Son John Houpt Jr. (1795-1885) was born in 1795. He never married. Over the span of 90 years, he lived and worked on the family's homestead farm, with his single sister Elizabeth sharing the household. Then when he died, he bequeathed the property to his youngest sister, Mary Ann Witte, whose son owned it circa 1931.
Son Daniel Houpt (1798-1802)
Son Abraham Houpt (1799-1871) was born in 1799. He was the only one of his brothers to marry. He was wedded to Rachel Long ( ? - ? ), daughter of William and Jane Long. They were the parents of one son.
Daughter Elizabeth Houpt (1804-1881) was born in 1804. She never married and remained on the old farmstead for decades.

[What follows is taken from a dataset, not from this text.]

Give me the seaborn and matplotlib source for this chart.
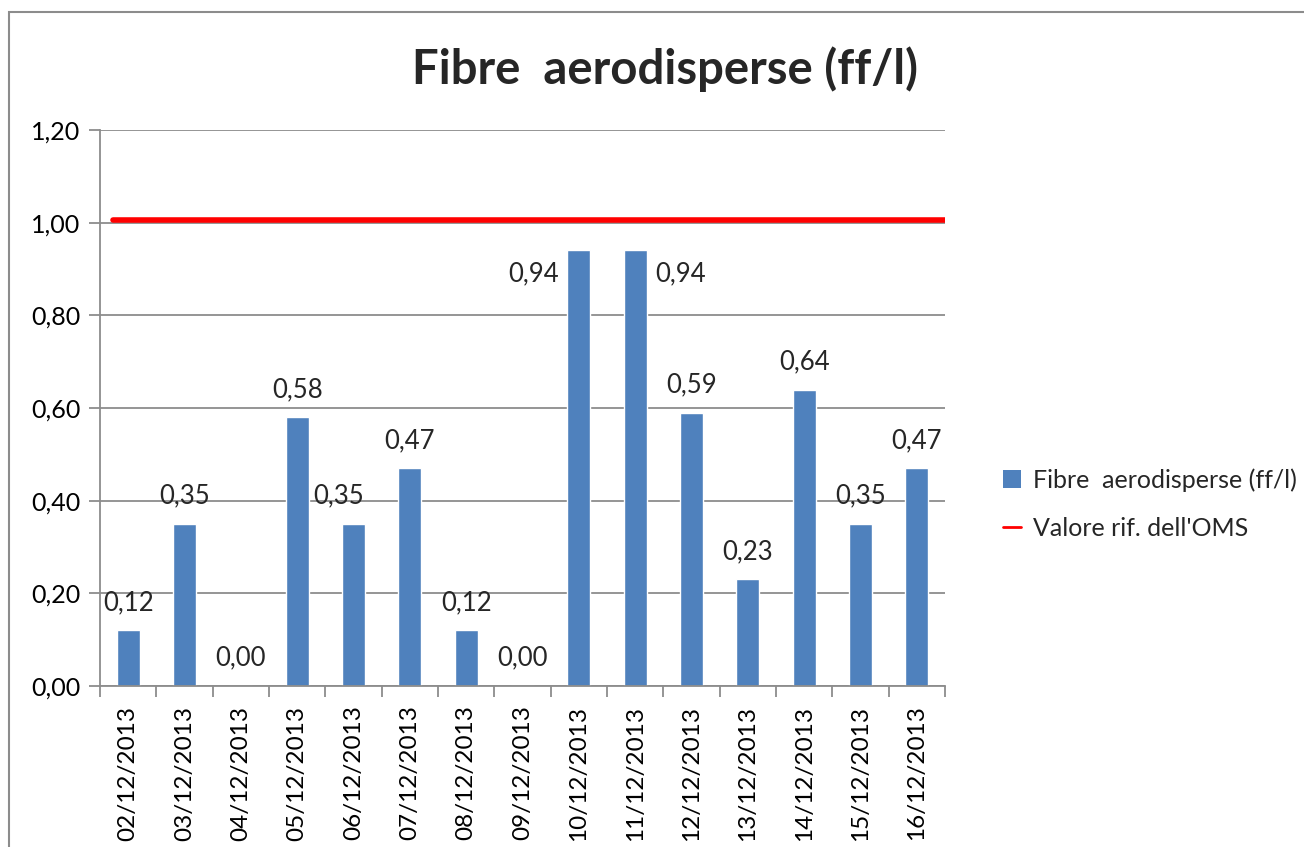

Son Benjamin Franklin Houpt (1809-1838)
Daughter Mary Houpt (1812-1814)
Daughter Mary Ann Houpt (1816-1876) was born in 1816. She was united in holy matrimony with William H. Witte (Oct. 4, 1817-1878), son of Christopher Henry and Elizabeth (Wagner) Witte of Springfield Township, Bucks County. At the age of 16, in 1833, William took over the family business after the death of his father. Then at the age of 21, in 1838, he opened a retail store in Hellertown, and after two years moved to Philadelphia. He then opened a business on Third Street and remained in the city for good. Said the History of Bucks County, William was "a prominent man in politics, being a fluent public speaker and having a commanding presence. He was a man of great natural ability, and what he lacked in classical culture made up by close reading and study and persuasive eloquence. He was elected to the Congress of the United States, about 1850, and served one term. He aspired to the Governor's chair of Pennsylvania and was a candidate for nomination." The couple's one known son was William F. Witte. Despite living in Philadelphia, they retained an interest in the family farmstead, and inherited it after the death of Mary Ann's bachelor brother John.